The garden with two rows is the new area we put in a year ago. Here I'm growing various squash (spaghetti, acorn, 8-ball, yellow, black zuc), watermelon, and some cantaloupe melon. Just yesterday I put down soaker hoses along the tops of the rows and covered the hoses with compost to help with water conservation. This bed gets a LOT of southern wind, which is very hard on the plants. So, just out of view on the right side of the garden I put an aluminum windbreak in place. You'll probably see parts of it in other photos.
Last year we pulled the two large metal troughs out of the barn to use in the garden. They're completely full of holes and I thought they would make great beds for the garden. I was RIGHT! There are two tomato plants in each trough, as well as either spinach or radishes to fill in the growing space. This trough happens to be a Sweet 100 tomato, and a yellow pear tomato, along with spinach (which I need to pick!) I have a couple pieces of plastic roofing temporarily clipped to the trellises to block the strong southern wind we were getting today.

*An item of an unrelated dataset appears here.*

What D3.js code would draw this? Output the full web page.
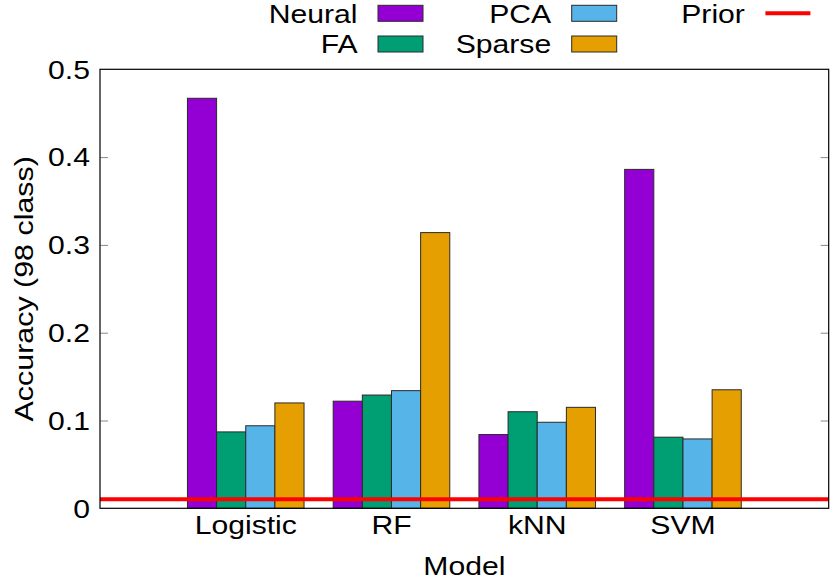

Behind the troughs are nine 4'x8' beds (two I'm not using this year), three 3'x5' beds, and lots of large containers.
This is the main area of the garden (click photo for larger view). Where we live does not have the best soil for gardening, and we don't have a tiller, so I do my best to grow in raised beds or large containers with a mixture I create using our soil, farm compost, and sandy soil we had delivered a couple of years ago. The large blue tubs are not my favorite visually, but they are great for what I use them for. Alan buys the tubs in the winter for the cows. They're filled with a hard sticky mess that the cows just love to lick on. When the tub gets emptied, it becomes mine for the garden! We drill holes in the bottom for drainage, set them on a couple inches of gravel, and I fill them up!
In the tubs I grow things like tomatoes, mint, small cucumbers, herbs, and even flowers. This is a new tomato variety for me this year. Husky Cherry Red -- and boy are they not kidding about this thing being "husky"! Some of the branches are as big as my thumb! It holds up GREAT in the wind, so I'm hoping it puts out some nice fruit. It might be a good variety to grow here, if the tomatoes are good!
In front of the chicken house are two 4'x8' beds. The back bed is filled with three black zucchini and three Cherokee Purple tomato plants. The front bed has some small watermelon (backside), and three monster sized Patty Pan squash plants. I also have a small grouping of cucumbers set to climb up a half circle trellis in one corner.
Here is the backside of the bed that is just in front of the chicken house. Plants always do super well in this bed, where they are protected by the chicken house from the southern winds. What a jungle.
In front of the chicken yard is the tee-pee trellis we built last year. This year I decided to just plant a grouping of sunflowers in that area. The HUGE plants closer to the fence are volunteer sunflowers that popped up in the grass. As far as I'm concerned, sunflowers can grow any where on the farm they'd like and volunteers are always allowed to grow. In the blue tub is a Black Cherry Tomato, just transplanted and trellised today.
Back in the main garden area, I have a 4'x8' bed of red beets ready to harvest. They're destined for pickling! Yum! Not sure what I'll plant in this bed once the beets are pulled. Decisions, decisions!
A zucchini plant, and some small watermelon seedlings are growing in this bed.
I had several OLD packages of basil and dill seed I thought I'd just toss into this large aluminum tub. I wasn't sure the seeds would germinate ... the packages said 2005 on them. I guess they were OK afterall! Haa!
Thought I'd drop a few old pumpkin seeds next to this bed and see if they'd grow. Yup, they grew!
This year instead of trellising all of the cucubmers, I thought I'd try growing an entire bed of them on the ground without a trellis. We just get so much wind here and the vines get really dried out. I thought maybe they'd do better if kept lower to the ground. We'll see. They're just now starting to flower. I'm already battling cucumber beetles, and have lost a few plants to wilt. I have cucumbers in several locations, so hopefully we'll get enough for us while battling the bugs.
I haven't been short of challenges this year. I thought we'd be able to get a good jump on the garden, getting seeds in the ground in February in time for some good spring rains. But, I was wrong. We didn't get the rains we expected, and the ground temperature wasn't ideal for sprouting seeds. Much of what I seeded didn't even come up. And then we had a frost, and I lost a good portion of what had sprouted.
I think I was expecting a spring like we had last year, where the garden was in full harvest by the first of June. So, mid-April, I reseeded most of the garden (even using old seeds, if I had them). We might have some surprises, since when I replanted, I didn't exactly write down what I planted in every location. I'm sure I have a few of the squash plants mixed up. Oh well!
I sure hope we have a good harvest this year.... and if you garden, I HOPE YOU DO, TOO!!